**Exercise directions**
In this exercise, the entries below include pictures. Repeat exactly the lines from the line with "Emit a LaTeX" to the line with "(0,0) rectangle (957,665);", including both, but without the pictures.

+++

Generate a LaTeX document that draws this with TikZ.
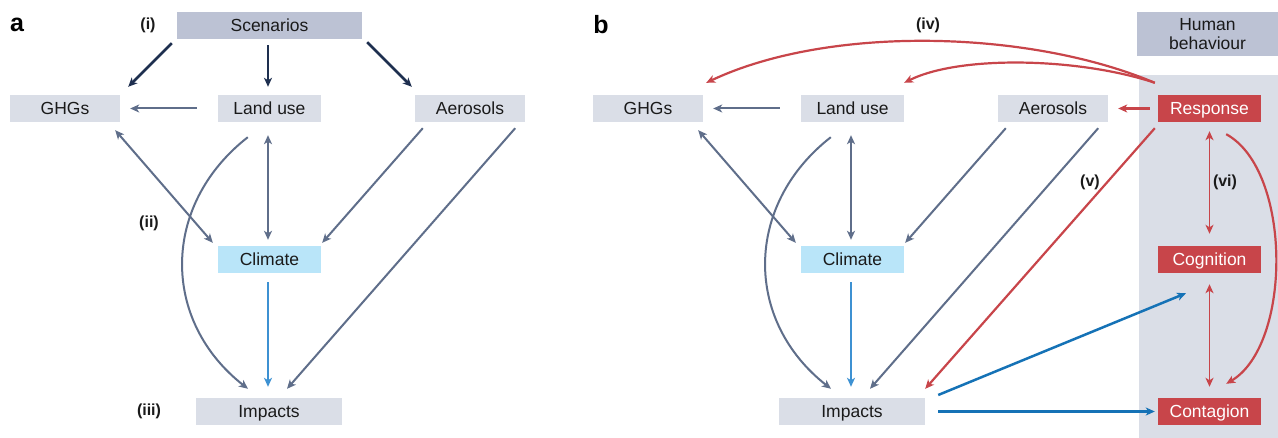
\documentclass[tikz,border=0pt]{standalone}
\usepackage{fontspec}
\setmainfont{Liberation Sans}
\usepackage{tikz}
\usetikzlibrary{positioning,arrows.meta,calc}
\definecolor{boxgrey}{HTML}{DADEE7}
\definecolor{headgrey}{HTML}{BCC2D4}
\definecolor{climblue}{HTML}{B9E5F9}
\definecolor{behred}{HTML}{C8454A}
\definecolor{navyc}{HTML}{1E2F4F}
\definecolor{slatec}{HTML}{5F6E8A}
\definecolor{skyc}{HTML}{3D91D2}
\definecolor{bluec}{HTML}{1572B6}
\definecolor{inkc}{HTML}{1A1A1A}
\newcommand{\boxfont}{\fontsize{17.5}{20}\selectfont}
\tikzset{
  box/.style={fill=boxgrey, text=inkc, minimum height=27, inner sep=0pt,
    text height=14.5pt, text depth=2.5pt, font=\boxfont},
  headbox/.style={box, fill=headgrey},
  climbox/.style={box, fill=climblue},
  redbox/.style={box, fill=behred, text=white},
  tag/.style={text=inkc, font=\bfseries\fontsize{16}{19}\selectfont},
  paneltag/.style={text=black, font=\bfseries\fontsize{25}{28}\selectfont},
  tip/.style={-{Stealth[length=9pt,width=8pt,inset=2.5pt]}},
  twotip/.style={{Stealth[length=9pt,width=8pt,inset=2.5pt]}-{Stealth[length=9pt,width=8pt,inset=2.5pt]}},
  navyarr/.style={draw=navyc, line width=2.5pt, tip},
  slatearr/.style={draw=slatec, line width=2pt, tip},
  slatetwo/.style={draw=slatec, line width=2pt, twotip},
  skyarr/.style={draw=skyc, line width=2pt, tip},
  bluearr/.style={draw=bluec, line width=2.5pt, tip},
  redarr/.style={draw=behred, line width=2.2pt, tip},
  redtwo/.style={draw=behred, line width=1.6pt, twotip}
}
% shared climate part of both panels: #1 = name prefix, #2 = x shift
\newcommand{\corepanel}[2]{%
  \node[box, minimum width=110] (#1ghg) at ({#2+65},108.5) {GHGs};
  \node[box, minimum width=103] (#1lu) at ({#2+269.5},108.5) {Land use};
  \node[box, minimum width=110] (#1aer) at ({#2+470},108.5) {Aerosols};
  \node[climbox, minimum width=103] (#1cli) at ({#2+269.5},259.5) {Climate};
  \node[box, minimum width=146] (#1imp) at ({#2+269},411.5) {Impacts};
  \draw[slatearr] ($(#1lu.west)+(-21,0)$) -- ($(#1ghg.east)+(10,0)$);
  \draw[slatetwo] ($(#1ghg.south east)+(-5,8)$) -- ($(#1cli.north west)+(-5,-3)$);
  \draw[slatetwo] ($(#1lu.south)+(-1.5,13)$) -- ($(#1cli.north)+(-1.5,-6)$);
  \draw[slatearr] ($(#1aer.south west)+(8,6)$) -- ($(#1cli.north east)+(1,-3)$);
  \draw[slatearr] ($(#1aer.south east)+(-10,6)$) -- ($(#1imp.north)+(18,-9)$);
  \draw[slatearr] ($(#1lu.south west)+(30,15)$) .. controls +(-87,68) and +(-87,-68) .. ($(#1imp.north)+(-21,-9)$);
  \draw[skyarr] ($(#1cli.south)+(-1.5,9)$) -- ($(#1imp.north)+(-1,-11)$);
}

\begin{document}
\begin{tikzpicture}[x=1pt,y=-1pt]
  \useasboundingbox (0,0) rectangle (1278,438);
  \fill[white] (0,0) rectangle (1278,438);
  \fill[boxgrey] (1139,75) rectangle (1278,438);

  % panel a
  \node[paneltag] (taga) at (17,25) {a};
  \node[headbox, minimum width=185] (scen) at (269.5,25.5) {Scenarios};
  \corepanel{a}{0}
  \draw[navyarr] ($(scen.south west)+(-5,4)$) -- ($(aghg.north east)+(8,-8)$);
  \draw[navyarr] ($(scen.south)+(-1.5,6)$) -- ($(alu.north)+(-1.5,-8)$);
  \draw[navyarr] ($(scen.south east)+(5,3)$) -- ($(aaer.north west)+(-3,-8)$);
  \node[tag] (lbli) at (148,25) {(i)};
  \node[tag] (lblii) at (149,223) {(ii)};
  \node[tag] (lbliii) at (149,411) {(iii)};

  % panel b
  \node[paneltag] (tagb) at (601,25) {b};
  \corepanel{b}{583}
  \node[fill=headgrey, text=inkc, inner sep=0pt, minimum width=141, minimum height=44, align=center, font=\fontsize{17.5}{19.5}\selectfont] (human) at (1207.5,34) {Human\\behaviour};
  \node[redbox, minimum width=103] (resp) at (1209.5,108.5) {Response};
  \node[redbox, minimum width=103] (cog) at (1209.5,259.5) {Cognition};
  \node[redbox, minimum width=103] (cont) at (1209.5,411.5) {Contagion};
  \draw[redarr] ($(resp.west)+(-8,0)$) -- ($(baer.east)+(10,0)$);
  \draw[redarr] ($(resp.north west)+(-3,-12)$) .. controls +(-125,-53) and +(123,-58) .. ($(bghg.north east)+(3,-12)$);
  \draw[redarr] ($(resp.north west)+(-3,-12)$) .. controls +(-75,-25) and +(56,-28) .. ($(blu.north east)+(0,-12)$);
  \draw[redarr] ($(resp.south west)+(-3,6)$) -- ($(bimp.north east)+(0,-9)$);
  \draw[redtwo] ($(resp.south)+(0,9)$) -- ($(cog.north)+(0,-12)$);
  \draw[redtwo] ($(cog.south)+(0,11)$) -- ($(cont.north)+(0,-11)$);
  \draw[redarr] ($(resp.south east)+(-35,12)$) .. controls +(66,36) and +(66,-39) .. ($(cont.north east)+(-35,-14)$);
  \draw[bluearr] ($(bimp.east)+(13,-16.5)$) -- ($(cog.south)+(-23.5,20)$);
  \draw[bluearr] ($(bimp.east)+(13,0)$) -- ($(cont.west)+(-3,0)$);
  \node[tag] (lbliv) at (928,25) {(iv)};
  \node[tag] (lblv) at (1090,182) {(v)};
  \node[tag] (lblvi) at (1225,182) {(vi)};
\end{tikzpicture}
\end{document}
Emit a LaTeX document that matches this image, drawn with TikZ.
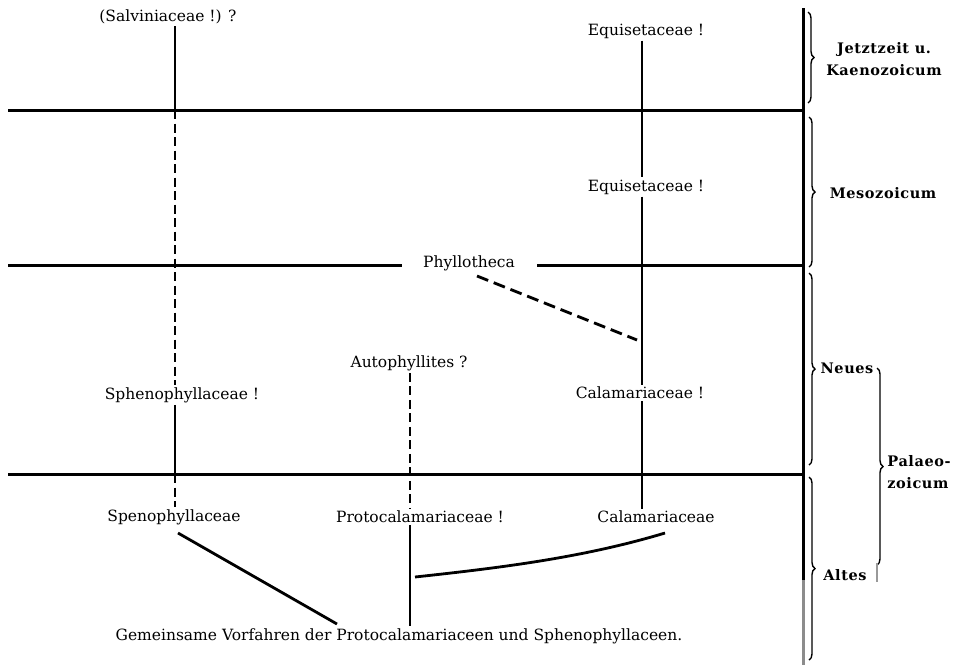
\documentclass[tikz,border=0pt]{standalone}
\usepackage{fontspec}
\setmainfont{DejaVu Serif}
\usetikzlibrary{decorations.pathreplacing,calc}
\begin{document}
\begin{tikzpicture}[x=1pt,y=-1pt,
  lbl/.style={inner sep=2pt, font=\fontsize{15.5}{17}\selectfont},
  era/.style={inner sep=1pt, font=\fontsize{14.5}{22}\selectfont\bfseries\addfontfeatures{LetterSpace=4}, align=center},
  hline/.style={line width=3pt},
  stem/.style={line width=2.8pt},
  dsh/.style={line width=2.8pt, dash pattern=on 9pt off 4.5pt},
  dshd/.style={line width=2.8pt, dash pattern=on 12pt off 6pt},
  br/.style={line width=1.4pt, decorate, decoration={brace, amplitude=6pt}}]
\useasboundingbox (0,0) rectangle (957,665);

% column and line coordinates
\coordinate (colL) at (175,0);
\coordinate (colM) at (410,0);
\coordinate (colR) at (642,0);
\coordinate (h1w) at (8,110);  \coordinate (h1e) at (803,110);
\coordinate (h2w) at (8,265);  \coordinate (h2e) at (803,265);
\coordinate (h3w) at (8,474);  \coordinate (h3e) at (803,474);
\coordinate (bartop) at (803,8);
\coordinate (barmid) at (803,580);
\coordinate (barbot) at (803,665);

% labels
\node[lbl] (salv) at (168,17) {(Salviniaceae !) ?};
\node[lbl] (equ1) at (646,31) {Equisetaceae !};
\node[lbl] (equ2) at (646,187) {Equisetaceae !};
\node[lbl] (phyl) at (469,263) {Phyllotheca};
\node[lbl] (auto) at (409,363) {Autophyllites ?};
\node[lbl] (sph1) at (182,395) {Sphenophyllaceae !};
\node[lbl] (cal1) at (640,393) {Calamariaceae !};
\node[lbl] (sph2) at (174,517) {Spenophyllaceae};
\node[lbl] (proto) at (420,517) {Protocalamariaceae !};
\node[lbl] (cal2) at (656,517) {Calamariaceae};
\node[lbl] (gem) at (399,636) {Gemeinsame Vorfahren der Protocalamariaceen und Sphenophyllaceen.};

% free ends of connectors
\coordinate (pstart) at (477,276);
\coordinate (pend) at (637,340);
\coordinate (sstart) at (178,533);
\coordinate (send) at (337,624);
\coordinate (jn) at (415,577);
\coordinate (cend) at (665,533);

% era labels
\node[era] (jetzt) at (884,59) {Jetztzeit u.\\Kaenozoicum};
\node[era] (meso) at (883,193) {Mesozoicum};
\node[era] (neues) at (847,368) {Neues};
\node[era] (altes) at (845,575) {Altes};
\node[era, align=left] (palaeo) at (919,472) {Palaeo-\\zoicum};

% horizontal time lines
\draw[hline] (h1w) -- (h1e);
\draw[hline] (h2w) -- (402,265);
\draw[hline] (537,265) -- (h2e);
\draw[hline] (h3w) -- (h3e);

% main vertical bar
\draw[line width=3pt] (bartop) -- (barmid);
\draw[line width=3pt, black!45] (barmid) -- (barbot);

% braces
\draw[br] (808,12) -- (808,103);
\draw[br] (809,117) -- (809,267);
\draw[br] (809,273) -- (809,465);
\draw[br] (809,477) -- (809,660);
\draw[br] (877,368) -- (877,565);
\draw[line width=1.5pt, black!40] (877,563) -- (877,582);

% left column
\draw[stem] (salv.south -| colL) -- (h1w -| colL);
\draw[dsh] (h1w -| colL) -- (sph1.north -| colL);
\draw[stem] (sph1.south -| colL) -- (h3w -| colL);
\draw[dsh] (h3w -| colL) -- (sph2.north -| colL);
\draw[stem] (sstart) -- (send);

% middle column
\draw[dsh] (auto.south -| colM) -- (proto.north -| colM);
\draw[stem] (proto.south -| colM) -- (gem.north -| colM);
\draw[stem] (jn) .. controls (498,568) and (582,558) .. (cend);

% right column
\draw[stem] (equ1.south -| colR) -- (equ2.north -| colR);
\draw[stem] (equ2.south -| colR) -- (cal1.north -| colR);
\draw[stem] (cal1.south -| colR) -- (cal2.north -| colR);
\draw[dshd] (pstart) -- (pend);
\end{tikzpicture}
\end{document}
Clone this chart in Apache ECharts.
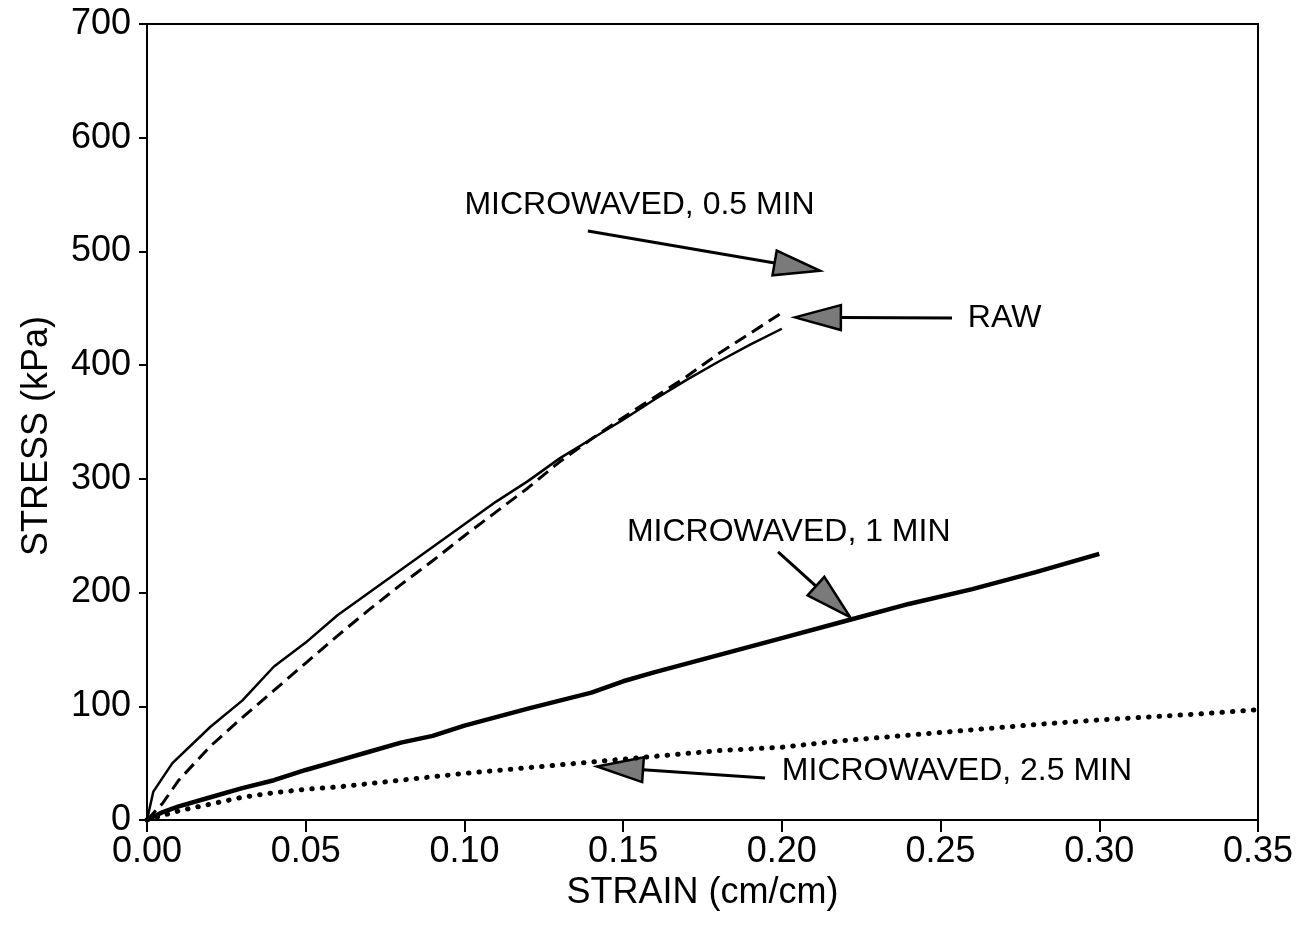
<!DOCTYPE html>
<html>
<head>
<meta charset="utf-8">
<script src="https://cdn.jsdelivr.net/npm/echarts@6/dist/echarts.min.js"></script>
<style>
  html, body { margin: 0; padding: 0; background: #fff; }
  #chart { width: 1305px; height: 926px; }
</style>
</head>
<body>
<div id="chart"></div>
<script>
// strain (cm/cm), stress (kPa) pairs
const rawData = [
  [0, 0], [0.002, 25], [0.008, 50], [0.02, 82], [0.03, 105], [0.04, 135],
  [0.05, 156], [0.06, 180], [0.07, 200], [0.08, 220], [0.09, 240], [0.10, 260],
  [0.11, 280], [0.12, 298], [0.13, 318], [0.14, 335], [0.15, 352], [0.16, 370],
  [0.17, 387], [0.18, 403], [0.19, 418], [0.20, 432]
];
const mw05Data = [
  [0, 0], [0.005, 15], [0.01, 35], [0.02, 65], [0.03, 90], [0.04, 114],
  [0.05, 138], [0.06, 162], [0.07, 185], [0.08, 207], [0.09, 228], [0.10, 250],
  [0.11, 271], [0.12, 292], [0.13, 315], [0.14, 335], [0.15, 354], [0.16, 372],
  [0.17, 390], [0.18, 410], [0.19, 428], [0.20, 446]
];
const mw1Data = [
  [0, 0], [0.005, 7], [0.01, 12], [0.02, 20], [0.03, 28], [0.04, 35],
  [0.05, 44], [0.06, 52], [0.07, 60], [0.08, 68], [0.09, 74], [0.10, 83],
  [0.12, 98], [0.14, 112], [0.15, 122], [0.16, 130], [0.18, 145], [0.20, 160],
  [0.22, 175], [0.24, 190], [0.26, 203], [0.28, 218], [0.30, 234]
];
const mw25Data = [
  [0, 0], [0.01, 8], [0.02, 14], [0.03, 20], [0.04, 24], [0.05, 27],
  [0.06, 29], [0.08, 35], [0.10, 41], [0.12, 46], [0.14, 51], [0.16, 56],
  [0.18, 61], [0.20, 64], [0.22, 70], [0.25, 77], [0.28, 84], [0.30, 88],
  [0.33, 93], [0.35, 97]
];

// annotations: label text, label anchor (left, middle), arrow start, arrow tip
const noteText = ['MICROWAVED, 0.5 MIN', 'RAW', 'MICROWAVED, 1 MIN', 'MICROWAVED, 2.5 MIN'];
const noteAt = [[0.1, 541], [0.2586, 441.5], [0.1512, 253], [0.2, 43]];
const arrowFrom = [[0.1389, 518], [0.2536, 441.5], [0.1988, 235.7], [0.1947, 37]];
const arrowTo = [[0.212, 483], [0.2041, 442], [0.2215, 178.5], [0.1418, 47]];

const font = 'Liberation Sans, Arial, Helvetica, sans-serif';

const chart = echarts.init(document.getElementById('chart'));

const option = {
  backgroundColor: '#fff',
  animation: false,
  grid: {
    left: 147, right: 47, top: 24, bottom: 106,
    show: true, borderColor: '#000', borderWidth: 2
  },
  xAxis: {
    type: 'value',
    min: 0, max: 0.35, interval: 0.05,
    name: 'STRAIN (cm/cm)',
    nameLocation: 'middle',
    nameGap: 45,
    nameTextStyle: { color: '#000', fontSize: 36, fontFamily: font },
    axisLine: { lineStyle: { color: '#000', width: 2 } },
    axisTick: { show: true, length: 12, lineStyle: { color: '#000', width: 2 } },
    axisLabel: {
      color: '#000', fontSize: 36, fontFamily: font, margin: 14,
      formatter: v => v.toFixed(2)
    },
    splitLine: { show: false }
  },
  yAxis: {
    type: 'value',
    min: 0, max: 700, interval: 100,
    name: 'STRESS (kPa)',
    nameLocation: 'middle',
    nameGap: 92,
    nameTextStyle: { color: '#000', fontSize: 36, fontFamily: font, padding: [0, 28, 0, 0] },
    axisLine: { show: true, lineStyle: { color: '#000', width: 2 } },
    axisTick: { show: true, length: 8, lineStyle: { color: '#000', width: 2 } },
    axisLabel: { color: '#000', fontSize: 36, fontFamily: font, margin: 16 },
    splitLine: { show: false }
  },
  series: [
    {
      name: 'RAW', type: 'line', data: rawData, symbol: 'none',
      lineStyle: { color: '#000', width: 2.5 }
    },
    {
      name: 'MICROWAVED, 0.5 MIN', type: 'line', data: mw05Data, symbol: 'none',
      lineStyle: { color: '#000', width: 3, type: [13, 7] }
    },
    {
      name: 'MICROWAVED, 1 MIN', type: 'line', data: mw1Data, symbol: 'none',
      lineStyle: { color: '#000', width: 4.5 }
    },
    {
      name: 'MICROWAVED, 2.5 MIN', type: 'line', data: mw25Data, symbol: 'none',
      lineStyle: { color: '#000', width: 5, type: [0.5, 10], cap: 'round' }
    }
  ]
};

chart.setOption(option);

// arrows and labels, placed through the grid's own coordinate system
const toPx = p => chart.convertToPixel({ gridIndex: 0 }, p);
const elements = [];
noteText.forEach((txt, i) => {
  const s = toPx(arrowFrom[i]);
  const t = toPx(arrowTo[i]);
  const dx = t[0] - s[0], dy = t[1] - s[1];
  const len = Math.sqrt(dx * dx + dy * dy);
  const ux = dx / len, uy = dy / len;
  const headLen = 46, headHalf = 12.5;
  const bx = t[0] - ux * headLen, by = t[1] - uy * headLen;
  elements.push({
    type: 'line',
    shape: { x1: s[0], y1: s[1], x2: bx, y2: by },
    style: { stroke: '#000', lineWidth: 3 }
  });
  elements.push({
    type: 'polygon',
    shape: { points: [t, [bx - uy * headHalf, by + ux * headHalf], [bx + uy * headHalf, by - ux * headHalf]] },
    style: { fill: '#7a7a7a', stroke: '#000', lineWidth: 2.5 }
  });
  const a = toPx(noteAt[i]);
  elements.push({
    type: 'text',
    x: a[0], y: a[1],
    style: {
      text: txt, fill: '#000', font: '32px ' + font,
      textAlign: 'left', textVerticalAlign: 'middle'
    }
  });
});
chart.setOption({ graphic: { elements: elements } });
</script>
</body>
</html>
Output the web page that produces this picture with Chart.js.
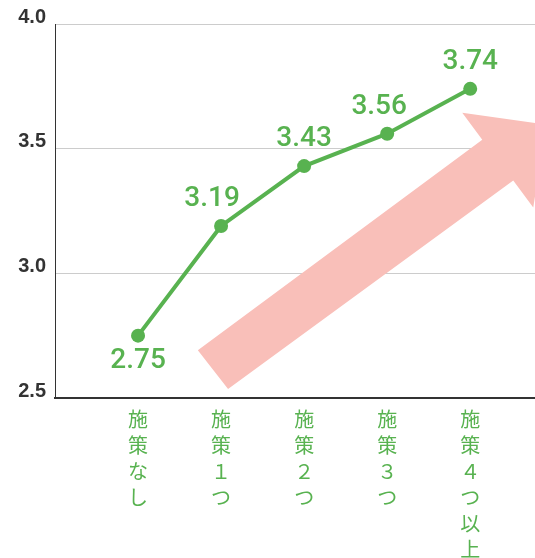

+++

**Task answer**
Emit a LaTeX document that matches this image, drawn with TikZ.
\documentclass[tikz,border=0pt]{standalone}
\usepackage{fontspec}
\setmainfont{DejaVu Serif}
\usetikzlibrary{decorations.pathreplacing,calc}
\begin{document}
\begin{tikzpicture}[x=1pt,y=-1pt,
  lbl/.style={inner sep=2pt, font=\fontsize{15.5}{17}\selectfont},
  era/.style={inner sep=1pt, font=\fontsize{14.5}{22}\selectfont\bfseries\addfontfeatures{LetterSpace=4}, align=center},
  hline/.style={line width=3pt},
  stem/.style={line width=2.8pt},
  dsh/.style={line width=2.8pt, dash pattern=on 9pt off 4.5pt},
  dshd/.style={line width=2.8pt, dash pattern=on 12pt off 6pt},
  br/.style={line width=1.4pt, decorate, decoration={brace, amplitude=6pt}}]
\useasboundingbox (0,0) rectangle (957,665);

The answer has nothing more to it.